● **DESCRIPTION OF THE TASK**: Starting at the first line of the listing below, repeat each line exactly until the line containing "W, H = 567, 439", which you include. Leave out pictures.
((
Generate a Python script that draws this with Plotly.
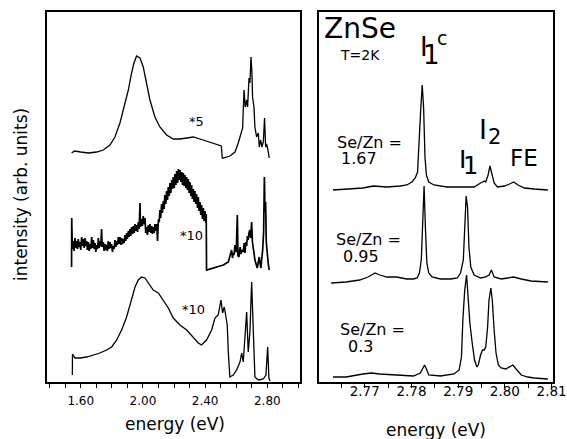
import plotly.graph_objects as go

W, H = 567, 439

# ---------------- left panel data (energy in eV, intensity arb. units, offset spectra) -------------
left_top_E = [1.541, 1.560, 1.600, 1.650, 1.702, 1.745, 1.788, 1.820, 1.852, 1.884, 1.906, 1.927, 1.942,
              1.959, 1.981, 2.002, 2.024, 2.045, 2.077, 2.109, 2.152, 2.195, 2.238, 2.281, 2.324, 2.367,
              2.409, 2.452, 2.495, 2.504, 2.510, 2.517, 2.559, 2.592, 2.613, 2.635, 2.641, 2.650, 2.658,
              2.667, 2.673, 2.682, 2.688, 2.695, 2.701, 2.705, 2.714, 2.720, 2.731, 2.742, 2.748, 2.757,
              2.765, 2.774, 2.782, 2.789, 2.795, 2.804, 2.812]
left_top_I = [229, 231, 230, 229, 230, 232, 237, 245, 259, 277, 292, 309, 319,
              326, 324, 315, 299, 282, 265, 255, 247, 243, 243, 244, 245, 243,
              241, 239, 237, 236, 224, 224, 226, 230, 239, 252, 254, 292, 275,
              282, 275, 304, 299, 325, 309, 285, 275, 255, 245, 249, 235, 242,
              235, 240, 264, 235, 238, 232, 224]

left_mid_E = [1.541, 1.542, 1.546, 1.552, 1.557, 1.563, 1.568, 1.573, 1.579, 1.584, 1.590, 1.595, 1.600,
              1.606, 1.611, 1.616, 1.622, 1.627, 1.633, 1.638, 1.643, 1.649, 1.654, 1.659, 1.665, 1.670,
              1.676, 1.681, 1.686, 1.692, 1.697, 1.702, 1.708, 1.713, 1.719, 1.724, 1.729, 1.734, 1.738,
              1.745, 1.750, 1.755, 1.761, 1.766, 1.772, 1.777, 1.782, 1.788, 1.793, 1.798, 1.804, 1.809,
              1.815, 1.820, 1.826, 1.831, 1.836, 1.842, 1.847, 1.852, 1.858, 1.863, 1.868, 1.873, 1.879,
              1.884, 1.890, 1.895, 1.900, 1.906, 1.911, 1.916, 1.922, 1.927, 1.933, 1.938, 1.944, 1.949,
              1.954, 1.959, 1.965, 1.970, 1.976, 1.981, 1.984, 1.991, 1.996, 2.002, 2.007, 2.013, 2.018,
              2.024, 2.029, 2.035, 2.040, 2.045, 2.051, 2.056, 2.061, 2.066, 2.072, 2.077, 2.083, 2.088,
              2.092, 2.094, 2.098, 2.101, 2.105, 2.109, 2.114, 2.120, 2.125, 2.131, 2.136, 2.141, 2.147,
              2.152, 2.158, 2.163, 2.169, 2.174, 2.179, 2.185, 2.190, 2.195, 2.201, 2.206, 2.212, 2.217,
              2.223, 2.228, 2.234, 2.238, 2.244, 2.249, 2.254, 2.260, 2.265, 2.270, 2.276, 2.281, 2.286,
              2.292, 2.297, 2.302, 2.308, 2.313, 2.318, 2.324, 2.329, 2.334, 2.340, 2.345, 2.351, 2.356,
              2.361, 2.367, 2.372, 2.377, 2.383, 2.388, 2.393, 2.399, 2.404, 2.407, 2.409, 2.431, 2.474,
              2.517, 2.549, 2.560, 2.570, 2.576, 2.581, 2.586, 2.592, 2.600, 2.607, 2.611, 2.617, 2.625,
              2.630, 2.635, 2.645, 2.651, 2.656, 2.662, 2.667, 2.672, 2.677, 2.683, 2.688, 2.693, 2.699,
              2.704, 2.710, 2.715, 2.720, 2.728, 2.735, 2.742, 2.748, 2.754, 2.759, 2.765, 2.770, 2.776,
              2.781, 2.785, 2.789, 2.793, 2.800, 2.806, 2.812]
left_mid_I = [115, 164, 133, 141, 131, 144, 134, 141, 133, 143, 135, 140, 132,
              145, 136, 143, 134, 144, 136, 141, 132, 140, 131, 138, 133, 145,
              134, 142, 133, 139, 130, 137, 133, 144, 134, 141, 136, 153, 135,
              140, 131, 138, 132, 137, 131, 141, 133, 140, 134, 138, 130, 136,
              133, 142, 135, 141, 137, 145, 138, 145, 137, 144, 138, 143, 139,
              147, 141, 149, 143, 151, 145, 153, 146, 155, 148, 156, 149, 158,
              151, 157, 150, 160, 153, 179, 155, 163, 156, 166, 158, 164, 149,
              155, 147, 157, 150, 158, 149, 156, 148, 155, 149, 158, 151, 158,
              150, 141, 158, 163, 160, 172, 164, 178, 169, 181, 173, 187, 178,
              191, 182, 195, 186, 199, 189, 202, 193, 205, 194, 208, 197, 211,
              199, 213, 202, 212, 200, 210, 197, 209, 196, 207, 194, 205, 192,
              203, 189, 200, 186, 197, 183, 193, 180, 191, 178, 188, 174, 185,
              171, 180, 167, 177, 163, 174, 161, 171, 159, 168, 112, 113, 115,
              117, 120, 126, 132, 124, 129, 127, 137, 130, 167, 126, 125, 135,
              128, 132, 130, 139, 129, 140, 136, 146, 142, 150, 152, 144, 160,
              140, 135, 128, 122, 118, 114, 120, 125, 118, 114, 125, 132, 150,
              205, 170, 180, 140, 122, 118, 112]

left_bot_E = [1.546, 1.547, 1.563, 1.595, 1.638, 1.681, 1.723, 1.766, 1.799, 1.831, 1.863, 1.895, 1.927,
              1.949, 1.970, 1.991, 2.013, 2.034, 2.066, 2.099, 2.131, 2.163, 2.195, 2.238, 2.281, 2.324,
              2.356, 2.377, 2.409, 2.442, 2.463, 2.484, 2.502, 2.512, 2.523, 2.534, 2.542, 2.549, 2.559,
              2.581, 2.602, 2.624, 2.635, 2.645, 2.658, 2.667, 2.677, 2.688, 2.699, 2.710, 2.720, 2.742,
              2.774, 2.791, 2.802, 2.810, 2.817]
left_bot_I = [7, 28, 24, 24, 25, 27, 29, 32, 35, 42, 52, 65, 84,
              95, 102, 105, 104, 99, 92, 89, 82, 74, 64, 57, 52, 45,
              39, 37, 42, 52, 64, 67, 82, 69, 75, 65, 57, 30, 5,
              7, 12, 20, 29, 20, 50, 70, 30, 50, 100, 37, 5, 2,
              3, 7, 35, 4, 1]

# ---------------- right panel data ----------------
right_top_E = [2.7632, 2.7660, 2.7696, 2.7718, 2.7747, 2.7776, 2.7790, 2.7801, 2.7808, 2.7813, 2.7817,
               2.7820, 2.7823, 2.7826, 2.7829, 2.7832, 2.7837, 2.7848, 2.7876, 2.7905, 2.7934, 2.7948,
               2.7956, 2.7959, 2.7964, 2.7968, 2.7973, 2.7977, 2.7984, 2.7999, 2.8010, 2.8019, 2.8028,
               2.8042, 2.8063, 2.8092]
right_top_I = [192, 193, 194, 196, 195, 196, 197, 200, 204, 210, 240,
               274, 297, 274, 224, 207, 200, 197, 195, 195, 195, 199,
               201, 200, 207, 216, 207, 199, 195, 196, 198, 200, 197,
               194, 193, 192]

right_mid_E = [2.7628, 2.7660, 2.7689, 2.7707, 2.7722, 2.7732, 2.7747, 2.7768, 2.7790, 2.7804, 2.7812,
               2.7817, 2.7821, 2.7824, 2.7826, 2.7827, 2.7830, 2.7833, 2.7837, 2.7844, 2.7862, 2.7884,
               2.7898, 2.7905, 2.7911, 2.7914, 2.7917, 2.7920, 2.7923, 2.7927, 2.7934, 2.7948, 2.7959,
               2.7966, 2.7971, 2.7977, 2.7992, 2.8006, 2.8019, 2.8035, 2.8056, 2.8092]
right_mid_I = [99, 100, 102, 105, 109, 107, 105, 105, 103, 103, 104,
               109, 122, 162, 189, 196, 152, 119, 109, 105, 103, 103,
               104, 109, 122, 152, 186, 175, 135, 115, 107, 104, 105,
               107, 112, 105, 103, 104, 105, 103, 101, 100]

right_bot_E = [2.7632, 2.7660, 2.7696, 2.7714, 2.7732, 2.7768, 2.7804, 2.7819, 2.7824, 2.7828, 2.7832,
               2.7837, 2.7862, 2.7891, 2.7902, 2.7907, 2.7910, 2.7914, 2.7918, 2.7921, 2.7925, 2.7930,
               2.7935, 2.7940, 2.7943, 2.7948, 2.7952, 2.7956, 2.7959, 2.7963, 2.7966, 2.7970, 2.7973,
               2.7977, 2.7981, 2.7986, 2.7992, 2.8002, 2.8010, 2.8017, 2.8024, 2.8035, 2.8049, 2.8063,
               2.8092]
right_bot_I = [5, 5, 8, 9, 8, 7, 6, 9, 14, 17, 13,
               7, 6, 8, 12, 25, 62, 92, 107, 82, 59, 39,
               22, 15, 17, 27, 32, 32, 35, 55, 82, 94, 82,
               52, 29, 17, 14, 13, 15, 17, 13, 7, 5, 4,
               3]

left_ticks = [1.60, 2.00, 2.40, 2.80]
left_ticktext = ["1.60", "2.00", "2.40", "2.80"]
right_ticks = [2.77, 2.78, 2.79, 2.80, 2.81]
right_ticktext = ["2.77", "2.78", "2.79", "2.80", "2.81"]

FONT = "DejaVu Sans"

fig = go.Figure()
for xs, ys, ax, ay, lw in [(left_top_E, left_top_I, "x", "y", 1.3), (left_mid_E, left_mid_I, "x", "y", 1.7),
                           (left_bot_E, left_bot_I, "x", "y", 1.3), (right_top_E, right_top_I, "x2", "y2", 1.3),
                           (right_mid_E, right_mid_I, "x2", "y2", 1.3), (right_bot_E, right_bot_I, "x2", "y2", 1.3)]:
    fig.add_trace(go.Scatter(x=xs, y=ys, mode="lines", line=dict(color="black", width=lw),
                             xaxis=ax, yaxis=ay, showlegend=False, hoverinfo="skip"))

ydom = [1 - 382 / H, 1 - 12 / H]
common_x = dict(ticks="outside", ticklen=4, tickwidth=1.2, tickcolor="black", showline=True,
                linecolor="black", linewidth=1.6, mirror=True, showgrid=False, zeroline=False,
                tickmode="array")
common_y = dict(range=[0, 370], domain=ydom, showticklabels=False, ticks="", showline=True,
                linecolor="black", linewidth=1.6, mirror=True, showgrid=False, zeroline=False)

fig.update_layout(
    width=W, height=H, autosize=False, margin=dict(l=0, r=0, t=0, b=0, autoexpand=False),
    paper_bgcolor="white", plot_bgcolor="white", showlegend=False,
    xaxis=dict(domain=[47 / W, 300 / W], range=[1.383, 3.01], tickvals=left_ticks, ticktext=left_ticktext,
               tickfont=dict(family=FONT, size=12, color="black"), anchor="y", ticklabelstandoff=3,
               minor=dict(tick0=1.4, dtick=0.1, ticks="outside", ticklen=4, tickcolor="black", showgrid=False),
               **common_x),
    yaxis=dict(anchor="x", **common_y),
    xaxis2=dict(domain=[319 / W, 553 / W], range=[2.7602, 2.8103], tickvals=right_ticks, ticktext=right_ticktext,
                tickfont=dict(family=FONT, size=13.5, color="black"), anchor="y2", ticklabelstandoff=-8,
                minor=dict(tick0=2.76, dtick=0.005, ticks="outside", ticklen=4, tickcolor="black", showgrid=False),
                **common_x),
    yaxis2=dict(anchor="x2", **common_y),
)


def ann(text, px, py, size, angle=0):
    fig.add_annotation(text=text, x=px / W, y=1 - py / H, xref="paper", yref="paper",
                       xanchor="center", yanchor="middle", showarrow=False, textangle=angle,
                       font=dict(family=FONT, size=size, color="black"))


ann("intensity (arb. units)", 21, 195, 17, -90)
ann("energy (eV)", 175, 424, 17)
ann("energy (eV)", 436, 430, 17)
ann("*5", 196, 122, 13)
ann("*10", 191, 235, 13)
ann("*10", 193, 309, 13)
ann("ZnSe", 360, 28, 28)
ann("T=2K", 360, 55, 14)
ann("I", 424, 47, 26)
ann("1", 431, 55, 26)
ann("c", 442, 38, 19)
ann("I", 483, 130, 27)
ann("2", 494, 137, 21)
ann("I", 462, 159, 25)
ann("1", 470, 166, 24)
ann("FE", 524, 158, 23)
ann("Se/Zn =", 369, 142, 16)
ann("1.67", 359, 158, 16)
ann("Se/Zn =", 368, 239, 16)
ann("0.95", 361, 256, 16)
ann("Se/Zn =", 372, 329, 16)
ann("0.3", 360, 346, 16)

fig.write_html("out.html", config={"displayModeBar": False, "responsive": False},
               post_script="document.body.style.margin='0px';document.body.style.overflow='hidden';")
))
● **RESULT OF THIS EXERCISE**:
Generate a Python script that draws this with Plotly.
import plotly.graph_objects as go

W, H = 567, 439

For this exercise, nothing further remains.